What is a good method to delineate ridge lines that exist within a DEM? My goal is a contour map with heavier lines to represent ridges. [The inverse of this would be to delineate flow lines.]
I’ve been experimenting with grdgradient, with the -D and -S options (azimuth & magnitudes), even applying grdgradient twice, to get some sense of the locations of ridges.
I haven’t quite stumbled upon the means to derive a good representation of ridges. Is there a better algorithm to numerically determine ridge lines (or flow lines)?
After more trial and error, it seems that grdfilter using a box-car mean and a high-pass filter (-Fb25+h), followed by a grdmath command (to mask-out low values) does a fairly decent job of “finding” ridge lines. I’m tweaking parameters to find the sweet spot for what I need.

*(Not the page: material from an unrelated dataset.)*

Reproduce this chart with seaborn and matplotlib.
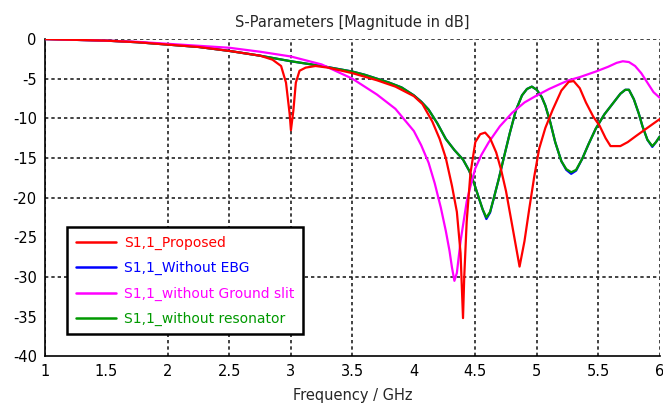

This experiment is nowhere near being able to directly create a numerical ridge-line data set on the basis of an input DEM. All that I’ve been able to do is identify localized high spots within a DEM.
This is a map of a small portion of the south polar region of the Moon, near the Amundsen Crater. Here’s a sample of the topography (units are meters above the lunar sphere: 1737.4 m):
I’m not sure if this is a potential solution to getting coordinates of the ridges or not.
grdcontour can dump the coordinates of contours using the -D option. If it is somehow possible to contour your last image so that contour lines fall on the black parts, then you might be able to dump the coordinates this way.
@Tim, yes, I thought about that as well, but the lines in the map are rather “fuzzy” and I wasn’t sure that the contour dump would be very meaningful. And the choice of contour may be subjective. Won’t really know until it’s attempted.
@mkono, I spotted some of that material during an on-line search, as well. It seems there are software packages out there that can perform these kinds of tasks. There is a 2019 paper by Tsai & Lin published in the Civil Engineering Research Journal, that provides some very useful ideas. This paper led me to try using grdfilter in a similar fashion.
River paths are detected with those flow accumulation alghoritms. Probably simpler (and less accurate) is the Ridge Detection that uses image processing techniques. GMT has neither of them.
The lack of a ridge detection scheme within GMT was why the question was posed!
My approach succeeds at providing a map with the basic info needed. The particular features that are needed can be digitized, in order to make the map/graphic required.
I’m realising how long it has been since I studied this stuff at university! The divergence of the gradient is the Laplacian. Here is a simplified version of the above script:
If I may, since you seem to remember the lectures at university (..);
In the grdmath docs docs there is an operator called CURV, which returns the Curvature of A (Laplacian). Do you know why it is called Laplacian? As you write, isn’t the divergence of the gradient the Laplacian?
Oh dear @Andreas … when I say remember my lectures, it’s a bit like remember a movie one saw thirty years ago. Bits and pieces come back, but not the whole works. This was stuff they taught us in second year physics … and I remember the lecturer setting extremely hard assignments which would wipe out whole weekends.
I’m not sure why CURV is labelled curvature instead of LAP or some such thing. I just checked, and it returns exactly the same result as the script using D2DX2 etc. So there goes a further simplification.
How I ended up at the Laplacian was I was thinking about drawing the gradient on a DEM. The gradient is a field of vectors pointing in the upwards direction of the terrain. A feature of ridge lines is that the gradient vectors on both sides of the ridge line will be converging at the ridge. And converging vectors have a negative divergence. Similarly for valleys, one would look for the gradient vectors diverging (positive divergence). It was only later that I realised that I was actually just computing the Laplacian.